_The request_
Identify and reproduce every line holding the string "this".

# start of Task input

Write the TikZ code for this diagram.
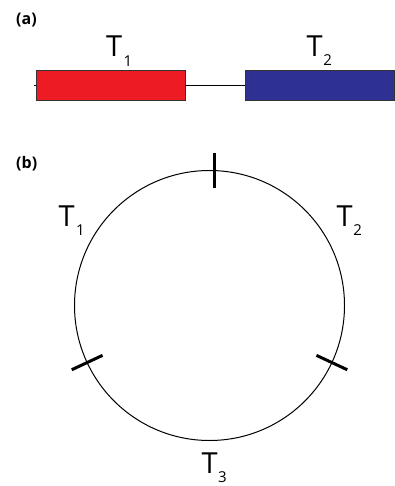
\documentclass[tikz,border=0pt]{standalone}
\usepackage{fontspec}
\setmainfont{Open Sans}
\usetikzlibrary{calc}
\definecolor{tred}{HTML}{ED1C24}
\definecolor{tblue}{HTML}{2E3192}
\newcommand\Tlab[2][0.5pt]{{\fontsize{29}{29}\selectfont T}\kern#1\raisebox{-9.5pt}{\fontsize{15}{15}\selectfont #2}}
\tikzset{
  panel/.style={font=\bfseries\fontsize{16}{16}\selectfont, anchor=west, inner sep=0pt},
  tlabel/.style={anchor=base west, inner sep=0pt},
  gene/.style={draw=black!80, line width=0.8pt, minimum width=149pt, minimum height=30pt, inner sep=0pt},
  tick/.style={line width=3pt},
}
\begin{document}
\begin{tikzpicture}[x=1pt,y=-1pt]
\useasboundingbox[fill=white] (0,0) rectangle (395,486);
% panel (a)
\node[panel] (pa) at (16,20.5) {(a)};
\node[gene, fill=tred] (red) at (110.5,85.5) {};
\node[gene, fill=tblue] (blue) at (319.5,85.5) {};
\coordinate (lstart) at (34,85.5);
\draw[line width=0.8pt] (lstart) -- (red.west);
\draw[line width=0.8pt] (red.east) -- (blue.west);
\node[tlabel] (t1a) at (106,56.7) {\Tlab[1.5pt]{1}};
\node[tlabel] (t2a) at (306.5,56.5) {\Tlab{2}};
% panel (b)
\node[panel] (pb) at (16,164) {(b)};
\node[draw, circle, line width=1pt, minimum size=270pt, inner sep=0pt] (circ) at (209.5,305.5) {};
\draw[tick] ($(circ.center)+(5,-118)$) -- ($(circ.center)+(5,-152)$);
\foreach \a/\n in {205.3/left, 335/right}{
  \draw[tick] ($(circ.center)!118pt!(circ.\a)$) -- ($(circ.center)!152pt!(circ.\a)$);
}
\node[tlabel] (t1b) at (58.5,226) {\Tlab[1.5pt]{1}};
\node[tlabel] (t2b) at (336.5,226) {\Tlab{2}};
\node[tlabel] (t3) at (201.5,473) {\Tlab{3}};
\end{tikzpicture}
\end{document}
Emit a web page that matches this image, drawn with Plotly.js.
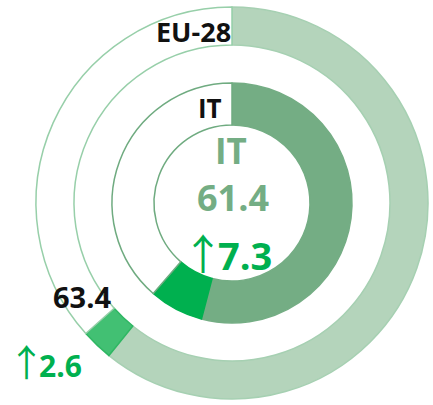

# end of Task input

_Worked answer_
Write the TikZ code for this diagram.
Emit a web page that matches this image, drawn with Plotly.js.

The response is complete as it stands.